In the past week, here are some things I’ve noticed…

  1. Ordinary noticing:
    1. Our director told each of us about our acting ticks. Mine are that I play with my hair when I’m nervous and there are times when I get distracted and come out of character for a couple of seconds. When he told me my ticks, I was vaguely aware of them, but I had never actively stopped to think about them before.
  2. Marking:
    1. During each run, I made a mental note of all the cues to remember throughout the performance
    2. Each day we had a performance, I made a concerted effort to remember our pre-show cast rituals
    3. I thought about a key moment during each performance to tell the cast about afterwards, as part of a cast sharing tradition
  3. Recording:
    1. After each run of the performance, I wrote down each of the points our director made about things that needed to be changed or improved upon
    2. At the end of the process, I wrote down a number of things I learnt from being a part of this performance because I want to remember the people and the experience, and be able to look back on it during the rehearsal process for future productions I hope to work on

Brief 4: New Ideas (& Annotated Bibliographies)

Today, we each came to class with our annotated bibliographies and a much fuller understanding of where we wanted to go with the project. Our research made it much easier to think about the topic in more concrete terms, and our ideas flowed from there.

Here are our team meeting minutes from today to illustrate the progress we made on our project today and where we are now.

07/05/2015

    • Met up before media tutorial
    • Spoke about our research findings
      • Rob: remixing, copyright in relation to parodies, semiotics
      • Lucas: evolution of audiences and interpretation of meaning, semiotics
      • Emma: adaptations (literary works to films), semiotics
    • Discussed with Rachel how to narrow down topic
      • Texts > Adaptations > Literary to Film OR specific author
    • Further discussion of this within our group led to the decision to focus on the works of William Shakespeare
      • Modern adaptations
      • Twelfth Night – She’s the Man (film)
      • Romeo & Juliet
        • Shakespeare Play > Modern Plays > Movies > West Side Story Film and Plays
    • 2 separate parts
      • Basics of adaptations and remixes (Rob – interviews)
      • Romeo & Juliet – linked to West Side Story (focused on the differences between adaptations and the effect this has)
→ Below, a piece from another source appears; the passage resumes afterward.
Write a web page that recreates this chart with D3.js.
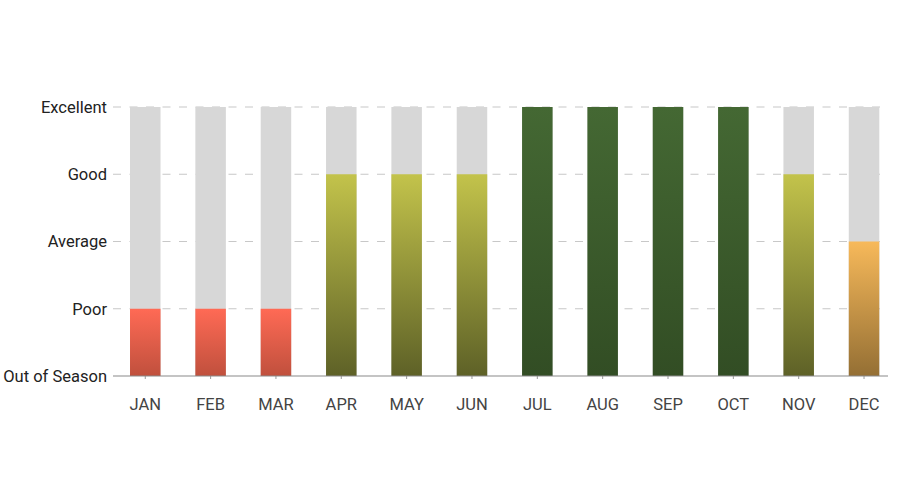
<!DOCTYPE html>
<html>
<head>
<meta charset="utf-8">
<script src="https://cdn.jsdelivr.net/npm/d3@7"></script>
<style>
  body { margin: 0; background: #fff; }
  svg { font-family: Roboto, sans-serif; }
</style>
</head>
<body>
<svg id="chart" width="900" height="500"></svg>
<script>
"use strict";

const months = ['JAN', 'FEB', 'MAR', 'APR', 'MAY', 'JUN', 'JUL', 'AUG', 'SEP', 'OCT', 'NOV', 'DEC'];
const ratings = [1, 1, 1, 3, 3, 3, 4, 4, 4, 4, 3, 2];
const levelLabels = ['Out of Season', 'Poor', 'Average', 'Good', 'Excellent'];

// gradient (top, bottom) per rating level
const levelColors = {
    1: ['#ff6a55', '#c0503d'],
    2: ['#f7b95a', '#946f34'],
    3: ['#c3c34b', '#5e6127'],
    4: ['#446833', '#324d24']
};

const axisLeft = 113, axisRight = 888;
const topY = 107, bottomY = 376;

const svg = d3.select("#chart");

const xScale = d3.scaleBand()
    .domain(months)
    .range([112.5, 896.8])
    .paddingInner(0.533)
    .paddingOuter(0.268);

const yScale = d3.scaleLinear()
    .domain([0, levelLabels.length - 1])
    .range([bottomY, topY]);

// gradients
const defs = svg.append("defs");
Object.keys(levelColors).forEach(function(lvl) {
    let g = defs.append("linearGradient")
        .attr("id", "grad" + lvl)
        .attr("x1", 0).attr("y1", 0).attr("x2", 0).attr("y2", 1);
    g.append("stop").attr("offset", "0%").attr("stop-color", levelColors[lvl][0]);
    g.append("stop").attr("offset", "100%").attr("stop-color", levelColors[lvl][1]);
});

// dashed gridlines
svg.append("g")
    .selectAll("line")
    .data(d3.range(1, levelLabels.length))
    .join("line")
        .attr("x1", axisLeft)
        .attr("x2", axisRight)
        .attr("y1", d => yScale(d))
        .attr("y2", d => yScale(d))
        .attr("stroke", "#c8c8c8")
        .attr("stroke-width", 1.2)
        .attr("stroke-dasharray", "8,8.5");

// background bars
svg.append("g")
    .selectAll("rect")
    .data(months)
    .join("rect")
        .attr("x", d => xScale(d))
        .attr("width", xScale.bandwidth())
        .attr("y", yScale(levelLabels.length - 1))
        .attr("height", yScale(0) - yScale(levelLabels.length - 1))
        .attr("fill", "#d7d7d7");

// rating bars
svg.append("g")
    .selectAll("rect")
    .data(months.map((m, i) => ({month: m, value: ratings[i]})))
    .join("rect")
        .attr("x", d => xScale(d.month))
        .attr("width", xScale.bandwidth())
        .attr("y", d => yScale(d.value))
        .attr("height", d => yScale(0) - yScale(d.value))
        .attr("fill", d => "url(#grad" + d.value + ")");

// y labels
svg.append("g")
    .selectAll("text")
    .data(levelLabels)
    .join("text")
        .attr("x", 107)
        .attr("y", (d, i) => yScale(i))
        .attr("dy", "0.35em")
        .attr("text-anchor", "end")
        .attr("font-size", 16.5)
        .attr("fill", "#222")
        .text(d => d);

// x axis
const xAxis = svg.append("g")
    .attr("transform", `translate(0,${bottomY})`)
    .call(d3.axisBottom(xScale).tickSize(3).tickPadding(19).tickSizeOuter(0));
xAxis.select(".domain").remove();
xAxis.selectAll(".tick line").attr("stroke", "#999");
xAxis.selectAll(".tick text")
    .attr("font-size", 16.5)
    .attr("font-family", "Roboto, sans-serif")
    .attr("fill", "#444");

svg.append("line")
    .attr("x1", axisLeft)
    .attr("x2", axisRight)
    .attr("y1", bottomY)
    .attr("y2", bottomY)
    .attr("stroke", "#8a8a8a")
    .attr("stroke-width", 1.2);
</script>
</body>
</html>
For next week, our task is to have something concrete to show for our research. For our group, this will be footage from the interviews Rob has set up, and a set structure for the website we will create, with the following:

  • Introduction to our group and the subject of ‘texts’, also introducing ‘adaptations’
  • Sections of the website
  • Planned content (which media we will use and who will work on which aspects)

Every week, as I get a better idea of where this project is heading, I am more and more excited to see the final product (artefact) our research will culminate in.